Wednesday, May 13, 2020
The economic paralysis caused by the coronavirus led in April to the steepest month-to-month fall in U.S. consumer prices since the 2008 financial crisis — a 0.8% drop that was driven by a plunge in gasoline prices.
And excluding the normally volatile categories of food and energy, so-called core prices tumbled 0.4% last month, the Labor Department said Tuesday in its monthly report on consumer inflation. That was the sharpest such drop on records dating to 1957.
The widespread business shutdowns, reduced travel and shrunken consumer spending that the virus has caused have likely sent the U.S. economy into a severe recession. The resulting drop in economic activity is exerting a powerful downward force on prices throughout the economy.
The absence of any inflation pressures has given the Federal Reserve leeway to keep interest rates ultra-low as it seeks to help restart the economy. But Tuesday's report also raises the prospect of deflation, a prolonged drop in prices and wages that typically makes people and companies reluctant to spend and can prolong a recession. Not since the Great Depression of the 1930s has deflation posed a serious economic threat in the United States.
“If deflation becomes embedded in the economy, it can be difficult to uproot,” said Gus Faucher, chief economist at PNC Financial Services. “Aggressive Fed actions can help prevent deflation from taking hold, supporting a stronger economy over the longer run.”
Even before the pandemic erupted, oil prices had been sinking to record lows. But the viral outbreak has compounded the drop. Last month, gasoline prices plunged by more than 20%. Clothing prices, airline fares and hotel and motel room charges all fell sharply, too.

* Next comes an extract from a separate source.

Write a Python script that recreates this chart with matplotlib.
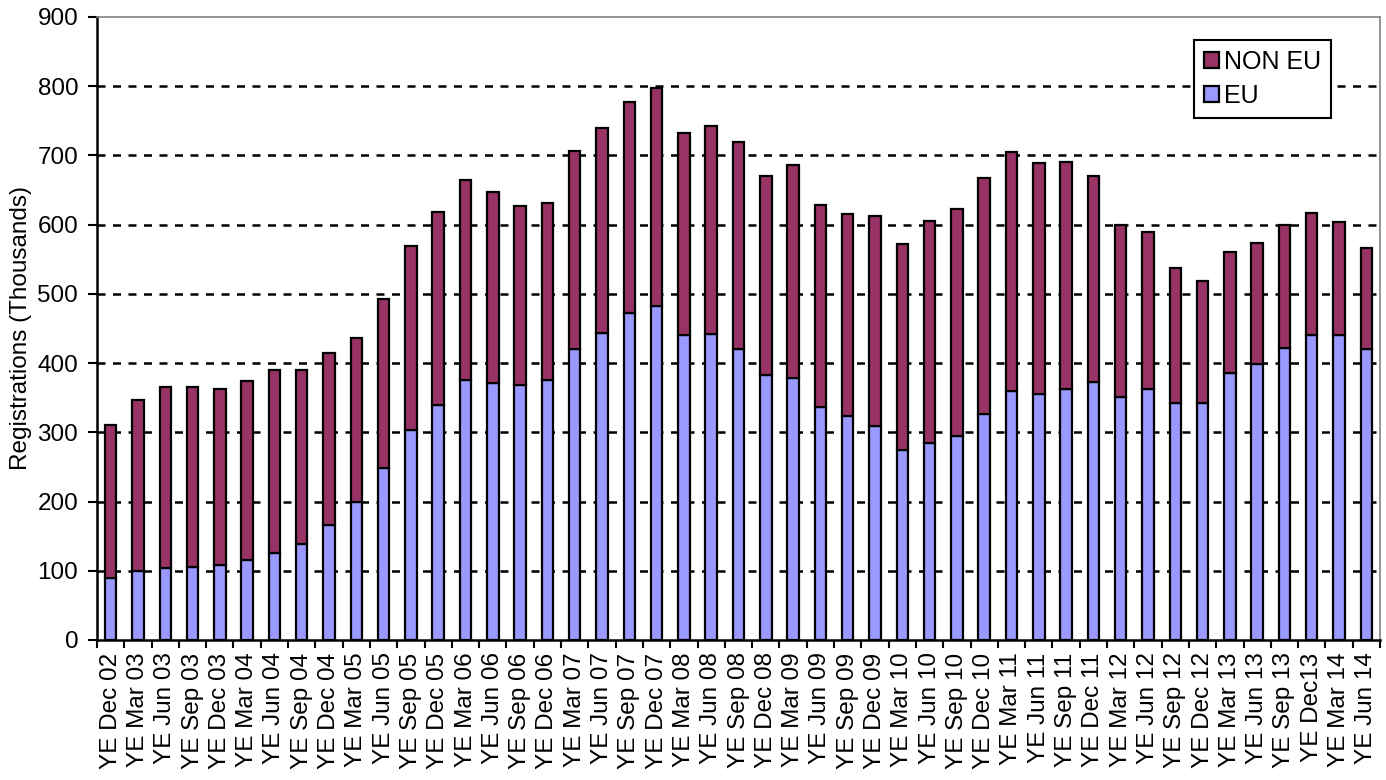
import matplotlib
matplotlib.use("Agg")
from matplotlib import pyplot as plt
from matplotlib.ticker import MultipleLocator, FixedLocator
import numpy as np

plt.rcParams['font.family'] = ['Liberation Sans', 'DejaVu Sans']

# year-ending quarters
periods = ['YE Dec 02', 'YE Mar 03', 'YE Jun 03', 'YE Sep 03', 'YE Dec 03',
           'YE Mar 04', 'YE Jun 04', 'YE Sep 04', 'YE Dec 04', 'YE Mar 05',
           'YE Jun 05', 'YE Sep 05', 'YE Dec 05', 'YE Mar 06', 'YE Jun 06',
           'YE Sep 06', 'YE Dec 06', 'YE Mar 07', 'YE Jun 07', 'YE Sep 07',
           'YE Dec 07', 'YE Mar 08', 'YE Jun 08', 'YE Sep 08', 'YE Dec 08',
           'YE Mar 09', 'YE Jun 09', 'YE Sep 09', 'YE Dec 09', 'YE Mar 10',
           'YE Jun 10', 'YE Sep 10', 'YE Dec 10', 'YE Mar 11', 'YE Jun 11',
           'YE Sep 11', 'YE Dec 11', 'YE Mar 12', 'YE Jun 12', 'YE Sep 12',
           'YE Dec 12', 'YE Mar 13', 'YE Jun 13', 'YE Sep 13', 'YE Dec13',
           'YE Mar 14', 'YE Jun 14']

# registrations, thousands
eu = [90, 99, 104, 105, 108, 116, 125, 139, 166, 199,
      248, 303, 339, 375, 371, 368, 375, 421, 443, 473,
      482, 440, 442, 421, 383, 378, 337, 324, 309, 274,
      285, 295, 327, 359, 356, 363, 372, 351, 362, 343,
      343, 385, 398, 422, 440, 440, 421]
total = [310, 346, 365, 365, 362, 374, 390, 390, 414, 436,
         493, 569, 618, 664, 647, 627, 632, 707, 739, 777,
         798, 732, 743, 720, 670, 686, 628, 616, 613, 572,
         605, 623, 667, 705, 689, 690, 671, 600, 589, 537,
         519, 561, 573, 599, 617, 604, 566]
non_eu = [t - e for t, e in zip(total, eu)]

fig = plt.figure(figsize=(13.86, 7.8), dpi=100)
ax = fig.add_axes([97/1386, 1 - 640/780, 1283/1386, 623/780])

x = np.arange(len(periods))
w = 0.42
ax.bar(x, eu, w, color='#9999FF', edgecolor='black', linewidth=1.6,
       label='EU', zorder=3)
ax.bar(x, non_eu, w, bottom=eu, color='#993366', edgecolor='black',
       linewidth=1.6, label='NON EU', zorder=3)

ax.set_xlim(-0.5, len(periods) - 0.5)
ax.set_ylim(0, 900)
ax.yaxis.set_major_locator(MultipleLocator(100))

for y in range(100, 900, 100):
    ax.axhline(y, color='black', lw=1.8, ls=(0, (3.2, 3.0)), zorder=1)

ax.set_xticks(x)
ax.set_xticklabels(periods, rotation=90, fontsize=17.5)
ax.xaxis.set_minor_locator(FixedLocator(np.arange(-0.5, len(periods), 1)))
ax.tick_params(axis='x', which='major', length=0, pad=9)
ax.tick_params(axis='x', which='minor', length=6, width=1.5)
ax.tick_params(axis='y', length=6.5, width=1.5, pad=7, labelsize=17.5)

ax.set_ylabel('Registrations (Thousands)', fontsize=17.5, labelpad=4)

for s in ['left', 'bottom']:
    ax.spines[s].set_linewidth(1.8)
    ax.spines[s].set_color('black')
for s in ['top', 'right']:
    ax.spines[s].set_linewidth(1.2)
    ax.spines[s].set_color('#808080')

h, l = ax.get_legend_handles_labels()
leg = ax.legend(h[::-1], l[::-1], loc='upper right',
                bbox_to_anchor=(0.962, 0.963), fontsize=18,
                frameon=True, fancybox=False, edgecolor='black',
                framealpha=1, handlelength=0.6, handleheight=0.6,
                handletextpad=0.2, labelspacing=0.4, borderpad=0.4,
                borderaxespad=0)
leg.get_frame().set_linewidth(1.5)
leg.set_zorder(5)

fig.savefig('out.png', dpi=100)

By contrast, the index for food at home, which covers grocery store prices, posted its biggest monthly increase since 1974. That rise reflected increased demand for food consumed at home, with millions of Americans following stay-at-home orders. A result has been some empty shelves at grocery stores for high-demand items.
Over the past 12 months, overall prices have now risen a scant 0.3%, the smallest year-over-year increase since 2015. Core inflation has increased 1.4%. That is the lowest such increase since 2011.
Both measures are far below the 2% annual inflation target that the Fed seeks to achieve. In its drive to combat the economic downturn, with tens of millions of lost jobs, the Fed has cut its benchmark rate to near zero and has pledged to keep it there indefinitely. The central bank has also unleashed a vast array of lending programs to try to bolster the economy.